GOAL: Track down every line below that holds "matplotlib" and copy it.
▼
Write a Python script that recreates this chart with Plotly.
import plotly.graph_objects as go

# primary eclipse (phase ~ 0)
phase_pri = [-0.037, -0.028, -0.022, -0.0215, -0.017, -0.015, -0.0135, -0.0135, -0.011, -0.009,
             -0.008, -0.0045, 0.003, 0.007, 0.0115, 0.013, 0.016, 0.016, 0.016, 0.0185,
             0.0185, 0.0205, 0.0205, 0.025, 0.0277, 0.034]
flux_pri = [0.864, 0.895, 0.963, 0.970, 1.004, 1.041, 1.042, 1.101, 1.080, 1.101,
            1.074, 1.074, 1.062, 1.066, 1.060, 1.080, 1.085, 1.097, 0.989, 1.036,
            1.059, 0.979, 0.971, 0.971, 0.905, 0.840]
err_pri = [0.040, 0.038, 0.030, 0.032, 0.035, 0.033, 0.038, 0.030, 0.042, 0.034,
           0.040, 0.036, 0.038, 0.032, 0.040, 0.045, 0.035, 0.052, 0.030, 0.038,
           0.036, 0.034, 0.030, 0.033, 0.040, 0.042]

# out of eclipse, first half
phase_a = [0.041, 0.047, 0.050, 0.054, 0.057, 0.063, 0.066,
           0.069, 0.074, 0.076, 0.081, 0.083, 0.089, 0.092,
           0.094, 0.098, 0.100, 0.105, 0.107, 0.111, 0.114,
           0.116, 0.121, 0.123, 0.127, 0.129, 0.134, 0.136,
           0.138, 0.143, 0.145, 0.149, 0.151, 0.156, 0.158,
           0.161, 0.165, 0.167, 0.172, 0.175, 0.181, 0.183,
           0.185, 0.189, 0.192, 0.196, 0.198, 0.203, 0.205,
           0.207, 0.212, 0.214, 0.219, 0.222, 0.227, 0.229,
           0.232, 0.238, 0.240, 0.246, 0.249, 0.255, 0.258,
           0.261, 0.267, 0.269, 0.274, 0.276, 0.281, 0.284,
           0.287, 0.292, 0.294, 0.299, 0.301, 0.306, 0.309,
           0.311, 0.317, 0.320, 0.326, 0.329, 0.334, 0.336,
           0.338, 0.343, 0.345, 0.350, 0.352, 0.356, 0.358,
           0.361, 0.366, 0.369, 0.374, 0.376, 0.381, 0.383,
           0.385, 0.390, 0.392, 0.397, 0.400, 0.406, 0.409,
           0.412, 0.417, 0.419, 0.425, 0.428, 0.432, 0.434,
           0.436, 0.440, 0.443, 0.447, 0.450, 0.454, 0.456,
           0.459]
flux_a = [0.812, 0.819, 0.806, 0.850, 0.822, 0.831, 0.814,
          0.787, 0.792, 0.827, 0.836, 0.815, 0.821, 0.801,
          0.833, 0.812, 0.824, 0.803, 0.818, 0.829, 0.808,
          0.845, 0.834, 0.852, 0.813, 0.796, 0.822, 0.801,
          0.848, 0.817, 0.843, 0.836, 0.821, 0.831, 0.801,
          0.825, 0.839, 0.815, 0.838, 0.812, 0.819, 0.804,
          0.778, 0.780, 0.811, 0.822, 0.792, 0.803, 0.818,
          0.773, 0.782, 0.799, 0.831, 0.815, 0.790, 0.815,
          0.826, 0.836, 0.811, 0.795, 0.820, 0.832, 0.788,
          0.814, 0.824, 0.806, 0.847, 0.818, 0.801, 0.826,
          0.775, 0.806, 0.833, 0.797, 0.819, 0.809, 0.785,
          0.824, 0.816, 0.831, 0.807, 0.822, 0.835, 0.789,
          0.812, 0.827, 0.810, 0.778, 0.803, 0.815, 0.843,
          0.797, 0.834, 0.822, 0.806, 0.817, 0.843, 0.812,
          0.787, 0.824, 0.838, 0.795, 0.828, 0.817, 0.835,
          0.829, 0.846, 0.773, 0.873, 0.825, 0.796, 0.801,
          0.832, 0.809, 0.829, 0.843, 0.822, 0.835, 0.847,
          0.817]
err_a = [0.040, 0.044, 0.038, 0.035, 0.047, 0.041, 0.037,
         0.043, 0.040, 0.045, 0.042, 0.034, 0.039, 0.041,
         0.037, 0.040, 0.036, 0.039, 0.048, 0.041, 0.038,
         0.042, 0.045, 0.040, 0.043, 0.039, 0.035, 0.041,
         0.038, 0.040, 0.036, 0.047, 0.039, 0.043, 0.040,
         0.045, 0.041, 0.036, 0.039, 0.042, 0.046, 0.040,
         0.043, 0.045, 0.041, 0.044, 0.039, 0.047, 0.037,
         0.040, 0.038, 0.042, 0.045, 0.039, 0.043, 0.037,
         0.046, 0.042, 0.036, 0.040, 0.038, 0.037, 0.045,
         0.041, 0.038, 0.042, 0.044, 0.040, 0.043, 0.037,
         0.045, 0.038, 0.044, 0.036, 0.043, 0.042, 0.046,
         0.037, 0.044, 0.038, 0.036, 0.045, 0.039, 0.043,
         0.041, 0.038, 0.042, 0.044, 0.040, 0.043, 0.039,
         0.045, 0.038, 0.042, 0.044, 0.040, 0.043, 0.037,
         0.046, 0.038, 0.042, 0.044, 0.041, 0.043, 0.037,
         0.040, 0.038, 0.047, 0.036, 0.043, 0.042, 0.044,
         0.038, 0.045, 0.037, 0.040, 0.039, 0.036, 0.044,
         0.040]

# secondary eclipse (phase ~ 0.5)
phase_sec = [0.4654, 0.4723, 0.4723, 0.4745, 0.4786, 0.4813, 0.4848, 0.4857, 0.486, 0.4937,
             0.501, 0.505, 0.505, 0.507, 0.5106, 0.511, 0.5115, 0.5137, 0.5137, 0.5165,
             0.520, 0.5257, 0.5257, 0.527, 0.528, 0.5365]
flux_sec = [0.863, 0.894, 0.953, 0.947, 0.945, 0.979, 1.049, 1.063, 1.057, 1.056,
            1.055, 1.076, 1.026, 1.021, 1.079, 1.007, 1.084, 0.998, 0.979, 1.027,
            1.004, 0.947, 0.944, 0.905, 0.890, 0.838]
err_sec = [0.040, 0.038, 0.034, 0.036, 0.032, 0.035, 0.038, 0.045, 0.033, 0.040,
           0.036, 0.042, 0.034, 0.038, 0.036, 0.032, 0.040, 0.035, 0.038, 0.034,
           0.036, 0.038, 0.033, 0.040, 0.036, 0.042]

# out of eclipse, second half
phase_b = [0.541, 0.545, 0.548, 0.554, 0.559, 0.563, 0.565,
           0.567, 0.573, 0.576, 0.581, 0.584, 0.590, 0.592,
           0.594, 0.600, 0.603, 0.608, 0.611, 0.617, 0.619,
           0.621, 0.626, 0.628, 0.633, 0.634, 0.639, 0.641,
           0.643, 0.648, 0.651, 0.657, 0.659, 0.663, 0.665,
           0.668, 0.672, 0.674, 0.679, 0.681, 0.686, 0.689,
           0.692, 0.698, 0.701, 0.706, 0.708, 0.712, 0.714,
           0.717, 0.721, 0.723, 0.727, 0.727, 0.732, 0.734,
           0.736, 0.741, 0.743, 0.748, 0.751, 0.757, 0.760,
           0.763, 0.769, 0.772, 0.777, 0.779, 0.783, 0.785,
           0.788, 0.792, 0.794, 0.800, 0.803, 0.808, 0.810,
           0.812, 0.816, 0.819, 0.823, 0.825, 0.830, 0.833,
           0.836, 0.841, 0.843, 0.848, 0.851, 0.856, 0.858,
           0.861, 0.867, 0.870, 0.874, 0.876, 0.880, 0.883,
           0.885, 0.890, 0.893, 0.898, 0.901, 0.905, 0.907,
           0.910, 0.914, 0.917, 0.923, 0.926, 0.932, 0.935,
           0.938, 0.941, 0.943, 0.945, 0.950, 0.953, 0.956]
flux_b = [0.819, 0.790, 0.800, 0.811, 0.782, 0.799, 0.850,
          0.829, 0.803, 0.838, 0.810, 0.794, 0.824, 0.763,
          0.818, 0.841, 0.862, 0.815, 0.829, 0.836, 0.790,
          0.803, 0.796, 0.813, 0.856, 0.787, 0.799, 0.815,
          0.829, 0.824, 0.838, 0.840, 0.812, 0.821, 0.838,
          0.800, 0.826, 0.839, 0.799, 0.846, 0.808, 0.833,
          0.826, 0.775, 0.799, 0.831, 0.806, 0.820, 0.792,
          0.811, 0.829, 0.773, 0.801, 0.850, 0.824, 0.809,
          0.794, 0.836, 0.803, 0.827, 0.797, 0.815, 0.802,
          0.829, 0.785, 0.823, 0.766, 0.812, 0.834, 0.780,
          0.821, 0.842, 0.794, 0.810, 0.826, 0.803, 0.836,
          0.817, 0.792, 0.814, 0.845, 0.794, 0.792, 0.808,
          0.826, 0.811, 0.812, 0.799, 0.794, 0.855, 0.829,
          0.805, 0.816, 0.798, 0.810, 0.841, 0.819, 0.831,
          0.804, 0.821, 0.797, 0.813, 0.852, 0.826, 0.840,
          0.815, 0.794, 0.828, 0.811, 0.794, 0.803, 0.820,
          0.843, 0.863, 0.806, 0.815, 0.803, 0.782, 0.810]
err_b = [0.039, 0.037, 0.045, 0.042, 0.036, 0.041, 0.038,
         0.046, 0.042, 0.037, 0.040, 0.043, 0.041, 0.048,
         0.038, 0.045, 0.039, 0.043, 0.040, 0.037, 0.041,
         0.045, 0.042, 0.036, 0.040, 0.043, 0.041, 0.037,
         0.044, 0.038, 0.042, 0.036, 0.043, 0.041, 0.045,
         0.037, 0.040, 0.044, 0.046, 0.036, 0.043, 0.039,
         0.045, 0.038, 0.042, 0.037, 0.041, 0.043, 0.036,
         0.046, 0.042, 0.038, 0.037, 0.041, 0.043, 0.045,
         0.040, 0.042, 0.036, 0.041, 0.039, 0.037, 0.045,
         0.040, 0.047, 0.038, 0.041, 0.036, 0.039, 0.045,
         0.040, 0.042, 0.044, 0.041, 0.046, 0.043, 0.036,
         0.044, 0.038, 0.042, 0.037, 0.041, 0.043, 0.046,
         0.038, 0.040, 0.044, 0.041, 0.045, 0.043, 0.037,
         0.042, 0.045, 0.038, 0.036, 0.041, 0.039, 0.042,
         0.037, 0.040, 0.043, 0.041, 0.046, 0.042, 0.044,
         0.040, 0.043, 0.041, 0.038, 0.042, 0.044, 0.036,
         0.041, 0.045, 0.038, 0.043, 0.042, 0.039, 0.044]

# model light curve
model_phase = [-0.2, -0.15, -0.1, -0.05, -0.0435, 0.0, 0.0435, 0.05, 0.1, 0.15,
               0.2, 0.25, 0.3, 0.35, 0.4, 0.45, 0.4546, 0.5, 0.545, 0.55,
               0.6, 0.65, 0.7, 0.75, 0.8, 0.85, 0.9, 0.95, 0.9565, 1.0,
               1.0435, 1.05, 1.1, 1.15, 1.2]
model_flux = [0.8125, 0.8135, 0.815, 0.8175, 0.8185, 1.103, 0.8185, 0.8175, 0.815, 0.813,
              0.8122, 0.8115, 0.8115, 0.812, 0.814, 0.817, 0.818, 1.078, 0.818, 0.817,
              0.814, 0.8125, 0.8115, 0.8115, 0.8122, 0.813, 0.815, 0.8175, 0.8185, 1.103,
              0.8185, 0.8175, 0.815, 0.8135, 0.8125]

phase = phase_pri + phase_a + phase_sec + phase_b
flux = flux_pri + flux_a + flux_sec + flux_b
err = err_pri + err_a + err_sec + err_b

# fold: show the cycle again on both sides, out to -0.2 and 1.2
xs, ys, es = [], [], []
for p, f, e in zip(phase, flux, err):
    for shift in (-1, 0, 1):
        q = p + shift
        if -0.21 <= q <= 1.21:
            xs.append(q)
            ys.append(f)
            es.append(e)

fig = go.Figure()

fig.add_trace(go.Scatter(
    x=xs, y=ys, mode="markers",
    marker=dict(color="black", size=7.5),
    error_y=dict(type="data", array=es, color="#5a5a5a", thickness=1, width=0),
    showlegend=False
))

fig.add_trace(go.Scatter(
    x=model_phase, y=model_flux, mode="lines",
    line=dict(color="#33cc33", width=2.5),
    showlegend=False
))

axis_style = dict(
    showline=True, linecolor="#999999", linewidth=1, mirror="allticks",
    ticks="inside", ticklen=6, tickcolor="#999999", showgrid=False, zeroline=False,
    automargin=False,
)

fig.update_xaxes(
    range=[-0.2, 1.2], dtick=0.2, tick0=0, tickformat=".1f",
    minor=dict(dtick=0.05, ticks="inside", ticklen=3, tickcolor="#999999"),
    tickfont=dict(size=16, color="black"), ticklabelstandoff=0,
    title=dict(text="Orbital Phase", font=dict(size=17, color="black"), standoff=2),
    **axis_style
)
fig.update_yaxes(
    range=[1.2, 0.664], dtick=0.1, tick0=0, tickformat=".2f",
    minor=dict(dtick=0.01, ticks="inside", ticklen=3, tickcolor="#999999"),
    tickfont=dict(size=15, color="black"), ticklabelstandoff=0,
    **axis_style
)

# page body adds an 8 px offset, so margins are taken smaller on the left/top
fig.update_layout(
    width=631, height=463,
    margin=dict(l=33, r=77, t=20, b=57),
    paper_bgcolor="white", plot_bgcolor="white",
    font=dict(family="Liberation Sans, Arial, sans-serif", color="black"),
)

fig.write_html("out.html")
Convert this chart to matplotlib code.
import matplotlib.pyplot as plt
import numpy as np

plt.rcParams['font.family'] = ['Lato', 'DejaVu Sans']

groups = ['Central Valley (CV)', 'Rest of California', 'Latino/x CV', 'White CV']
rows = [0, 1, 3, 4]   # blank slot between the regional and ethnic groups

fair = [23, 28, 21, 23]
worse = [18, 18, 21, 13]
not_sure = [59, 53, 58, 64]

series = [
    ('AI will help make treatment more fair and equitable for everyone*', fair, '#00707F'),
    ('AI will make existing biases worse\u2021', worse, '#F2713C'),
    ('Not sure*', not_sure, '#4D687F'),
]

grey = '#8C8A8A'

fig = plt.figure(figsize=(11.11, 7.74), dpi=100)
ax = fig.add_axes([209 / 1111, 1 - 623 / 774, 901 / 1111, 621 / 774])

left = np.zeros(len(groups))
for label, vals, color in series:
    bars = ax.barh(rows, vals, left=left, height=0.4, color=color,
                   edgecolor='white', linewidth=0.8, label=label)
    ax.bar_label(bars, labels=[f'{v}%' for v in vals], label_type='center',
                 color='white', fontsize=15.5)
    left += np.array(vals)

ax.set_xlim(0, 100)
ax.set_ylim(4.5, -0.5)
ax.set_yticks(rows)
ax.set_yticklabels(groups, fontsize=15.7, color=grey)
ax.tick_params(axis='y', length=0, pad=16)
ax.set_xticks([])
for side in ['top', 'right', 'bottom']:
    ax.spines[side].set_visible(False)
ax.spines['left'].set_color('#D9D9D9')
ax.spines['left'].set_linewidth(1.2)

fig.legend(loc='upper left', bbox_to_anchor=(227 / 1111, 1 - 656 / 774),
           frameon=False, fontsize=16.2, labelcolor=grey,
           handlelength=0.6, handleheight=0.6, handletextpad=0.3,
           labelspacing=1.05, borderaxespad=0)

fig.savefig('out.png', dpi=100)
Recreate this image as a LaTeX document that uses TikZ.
▲
ANSWER:
Convert this chart to matplotlib code.
import matplotlib.pyplot as plt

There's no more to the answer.